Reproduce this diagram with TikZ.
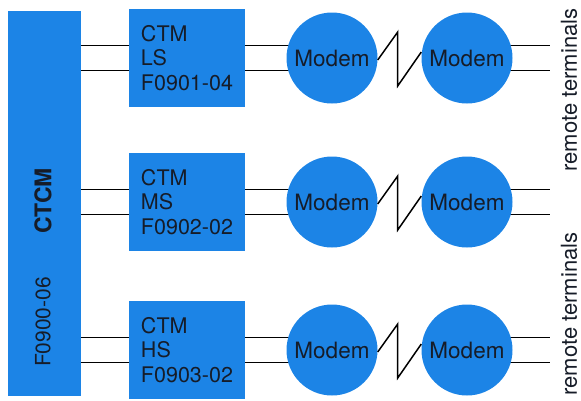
\documentclass[tikz,border=0pt]{standalone}
\usepackage{fontspec}
\setmainfont{TeX Gyre Heros}
\usetikzlibrary{backgrounds}
\definecolor{scanblue}{RGB}{28,132,230}
\definecolor{ink}{RGB}{22,28,40}

\begin{document}
\begin{tikzpicture}[x=1pt,y=-1pt,
	unit/.style={fill=scanblue,text=ink,inner sep=0pt},
	ctmbox/.style={unit,rectangle,minimum width=116pt,minimum height=98pt,align=left,font=\fontsize{21.5}{24.5}\selectfont},
	modem/.style={unit,circle,minimum size=91pt,font=\fontsize{22.5}{24}\selectfont},
	vlabel/.style={rotate=90,text=ink,inner sep=0pt},
	wire/.style={line width=1.5pt,black}]
	\useasboundingbox (0,0) rectangle (581,400);
	\node[unit,minimum width=73pt,minimum height=385pt] (ctcm) at (44.5,203.5) {};
	\node[vlabel,font=\bfseries\fontsize{23}{26}\selectfont] (ctcmname) at (43,201) {CTCM};
	\node[vlabel,font=\fontsize{21}{24}\selectfont] (ctcmcode) at (43,322) {F0900-06};
	\foreach \n/\y/\speed/\code in {1/58/LS/F0901-04,2/202/MS/F0902-02,3/350/HS/F0903-02}
	{
		\node[ctmbox] (ctm\n) at (187,\y) {CTM\\\speed\\\code};
		\node[modem] (ma\n) at (332,\y) {Modem};
		\node[modem] (mb\n) at (467,\y) {Modem};
		\coordinate (rt\n) at (550,\y);
		\begin{scope}[on background layer]
			\foreach \d in {-12.5,12.5}
				{\coordinate (w) at ([yshift=\d pt]ctm\n.west);
				 \draw[wire] (w) -- (w -| ctcm.center);
				 \draw[wire] ([yshift=\d pt]ctm\n.east) -- ([yshift=\d pt]ma\n.center);
				 \draw[wire] ([yshift=\d pt]mb\n.center) -- ([yshift=\d pt]rt\n);};
		\end{scope}
		\draw[wire] ([yshift=-2pt]ma\n.east) -- ++(20,-28) -- ++(0,54) -- ([yshift=6pt]mb\n.west);
	};
	\node[vlabel,font=\fontsize{22}{24}\selectfont] (termsA) at (569,90) {remote terminals};
	\node[vlabel,font=\fontsize{22}{24}\selectfont] (termsB) at (569,314) {remote terminals};
\end{tikzpicture}
\end{document}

══════════════════════════════

- [Problem statement]
Omit every picture, then repeat the remaining data exactly as it appears above.

- [Completed task]
Reproduce this diagram with TikZ.
\documentclass[tikz,border=0pt]{standalone}
\usepackage{fontspec}
\setmainfont{TeX Gyre Heros}
\usetikzlibrary{backgrounds}
\definecolor{scanblue}{RGB}{28,132,230}
\definecolor{ink}{RGB}{22,28,40}

\begin{document}
\begin{tikzpicture}[x=1pt,y=-1pt,
	unit/.style={fill=scanblue,text=ink,inner sep=0pt},
	ctmbox/.style={unit,rectangle,minimum width=116pt,minimum height=98pt,align=left,font=\fontsize{21.5}{24.5}\selectfont},
	modem/.style={unit,circle,minimum size=91pt,font=\fontsize{22.5}{24}\selectfont},
	vlabel/.style={rotate=90,text=ink,inner sep=0pt},
	wire/.style={line width=1.5pt,black}]
	\useasboundingbox (0,0) rectangle (581,400);
	\node[unit,minimum width=73pt,minimum height=385pt] (ctcm) at (44.5,203.5) {};
	\node[vlabel,font=\bfseries\fontsize{23}{26}\selectfont] (ctcmname) at (43,201) {CTCM};
	\node[vlabel,font=\fontsize{21}{24}\selectfont] (ctcmcode) at (43,322) {F0900-06};
	\foreach \n/\y/\speed/\code in {1/58/LS/F0901-04,2/202/MS/F0902-02,3/350/HS/F0903-02}
	{
		\node[ctmbox] (ctm\n) at (187,\y) {CTM\\\speed\\\code};
		\node[modem] (ma\n) at (332,\y) {Modem};
		\node[modem] (mb\n) at (467,\y) {Modem};
		\coordinate (rt\n) at (550,\y);
		\begin{scope}[on background layer]
			\foreach \d in {-12.5,12.5}
				{\coordinate (w) at ([yshift=\d pt]ctm\n.west);
				 \draw[wire] (w) -- (w -| ctcm.center);
				 \draw[wire] ([yshift=\d pt]ctm\n.east) -- ([yshift=\d pt]ma\n.center);
				 \draw[wire] ([yshift=\d pt]mb\n.center) -- ([yshift=\d pt]rt\n);};
		\end{scope}
		\draw[wire] ([yshift=-2pt]ma\n.east) -- ++(20,-28) -- ++(0,54) -- ([yshift=6pt]mb\n.west);
	};
	\node[vlabel,font=\fontsize{22}{24}\selectfont] (termsA) at (569,90) {remote terminals};
	\node[vlabel,font=\fontsize{22}{24}\selectfont] (termsB) at (569,314) {remote terminals};
\end{tikzpicture}
\end{document}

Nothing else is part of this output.